Again, the parts that need to deal with array indexing go into procedural, imperative code, while the parts that deal with mapping and selecting parts of the sequence use the range-oriented API. And base cases and exceptional parts of the algorithm are called out explicitly.

Can we improve ranges?

What's missing for making the range versions better?

The D range API contains a function chunks. We can use it to iterate through each successive pair of items in an array. (Or each successive triplet, or quadruplet, or so on.) However, this gives us distinct chunks. So taking pairs from the list of ten primes gives us five pairs -- first and second, then third and fourth.
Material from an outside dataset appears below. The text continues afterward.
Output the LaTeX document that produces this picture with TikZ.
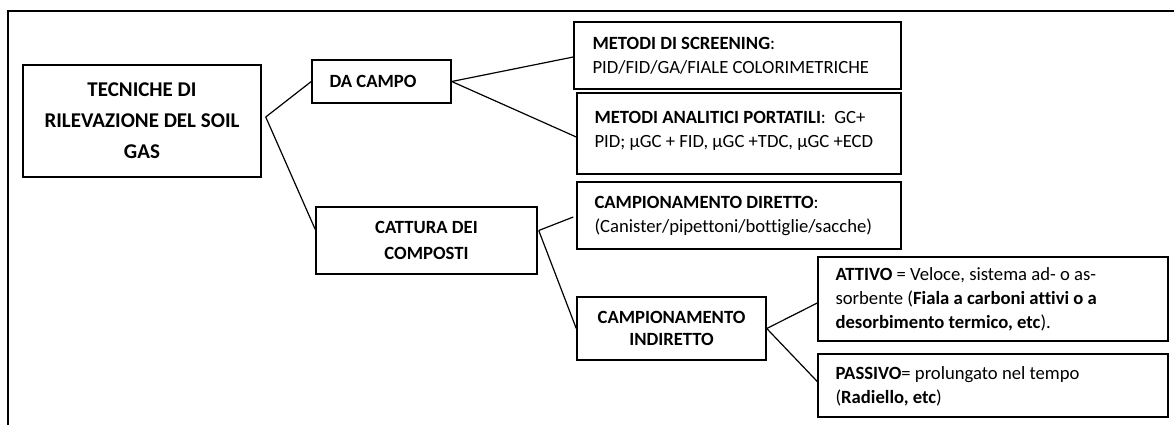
\documentclass[tikz,border=0pt]{standalone}
\usepackage{fontspec}
\setmainfont{Carlito}[Ligatures=CommonOff]
\usetikzlibrary{calc}
\begin{document}
\begin{tikzpicture}[x=0.75pt,y=-0.75pt,
  box/.style={draw,line width=1.1pt,inner sep=0pt,align=center,font=\fontsize{14}{18}\selectfont\bfseries},
  txt/.style={anchor=west,align=left,inner sep=0pt,font=\fontsize{14}{18}\selectfont},
  link/.style={line width=0.9pt}]
\useasboundingbox (0,0) rectangle (1174,425);
\draw[line width=1pt] (8,425) -- (8,11) -- (1174,11);
\node[box,minimum width=178.5pt,minimum height=84pt,font=\fontsize{15.75}{23.25}\selectfont\bfseries] (root) at (142,121) {TECNICHE DI\\RILEVAZIONE DEL SOIL\\GAS};
\node[box,minimum width=104.25pt,minimum height=32.25pt] (campo) at (381.5,81.5) {};
\node[txt,font=\fontsize{14}{18}\selectfont\bfseries] (campotxt) at ($(campo.west)+(18,0)$) {DA CAMPO};
\node[box,minimum width=165.75pt,minimum height=50.25pt,font=\fontsize{14}{20}\selectfont\bfseries] (cat) at (426.5,240.5) {CATTURA DEI\\COMPOSTI};
\node[box,minimum width=245.25pt,minimum height=50.25pt] (scr) at (737.5,55.5) {};
\node[txt] (scrtxt) at ($(scr.west)+(19,0)$) {\textbf{METODI DI SCREENING}:\\PID/FID/GA/FIALE COLORIMETRICHE};
\node[box,minimum width=243pt,minimum height=60.75pt] (ana) at (739,133.5) {};
\node[txt] (anatxt) at ($(ana.west)+(18,-3)$) {\textbf{METODI ANALITICI PORTATILI}:~~GC+\\PID; μGC + FID, μGC +TDC, μGC +ECD};
\node[box,minimum width=243pt,minimum height=50.25pt] (dir) at (739,215.5) {};
\node[txt] (dirtxt) at ($(dir.west)+(18,0)$) {\textbf{CAMPIONAMENTO DIRETTO}:\\(Canister/pipettoni/bottiglie/sacche)};
\node[box,minimum width=141.75pt,minimum height=47.25pt,font=\fontsize{14}{17}\selectfont\bfseries] (ind) at (671.5,328.5) {CAMPIONAMENTO\\INDIRETTO};
\node[box,minimum width=262.5pt,minimum height=63pt] (att) at (993,299) {};
\node[txt] (atttxt) at ($(att.west)+(18,0)$) {\textbf{ATTIVO} = Veloce, sistema ad- o as-\\sorbente (\textbf{Fiala a carboni attivi o a}\\\textbf{desorbimento termico, etc}).};
\node[box,minimum width=262.5pt,minimum height=47.25pt] (pas) at (993,385.5) {};
\node[txt] (pastxt) at ($(pas.west)+(18,1)$) {\textbf{PASSIVO}= prolungato nel tempo\\(\textbf{Radiello, etc})};
\coordinate (rootout) at ($(root.east)+(4,-4)$);
\coordinate (catout) at ($(cat.east)+(1,-10)$);
\draw[link] (rootout) -- (campo.west);
\draw[link] (rootout) -- ($(cat.west)+(0,-11)$);
\draw[link] (campo.east) -- ($(scr.west)+(0,1.5)$);
\draw[link] (campo.east) -- ($(ana.west)+(0,3.5)$);
\draw[link] (catout) -- ($(dir.west)+(-3,1.5)$);
\draw[link] (catout) -- (ind.west);
\draw[link] (ind.east) -- ($(att.west)+(0,4)$);
\draw[link] (ind.east) -- ($(pas.west)+(0,-4)$);
\end{tikzpicture}
\end{document}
What we need here is a sliding window. We could then write the last example as:

auto primes = array.reverse.filter!isPrime.take(11).array;
auto result = primes
    .save
    .slidingWindow(2)
    .map!(x => x[0] * (x[0] - x[1]))
    .sum;
if (primes.length < 10)
{
    result += primes[$-1];
}
return result;

Everything except for the exceptional case is handled succinctly.

Conclusion

Ranges and the map/reduce style can give you very succinct code that's still quite understandable. However, aside from the most simple cases, map/reduce/filter alone produces rather obtuse and inefficient code. This style of programming relies on having a rich library of range-oriented functions at hand.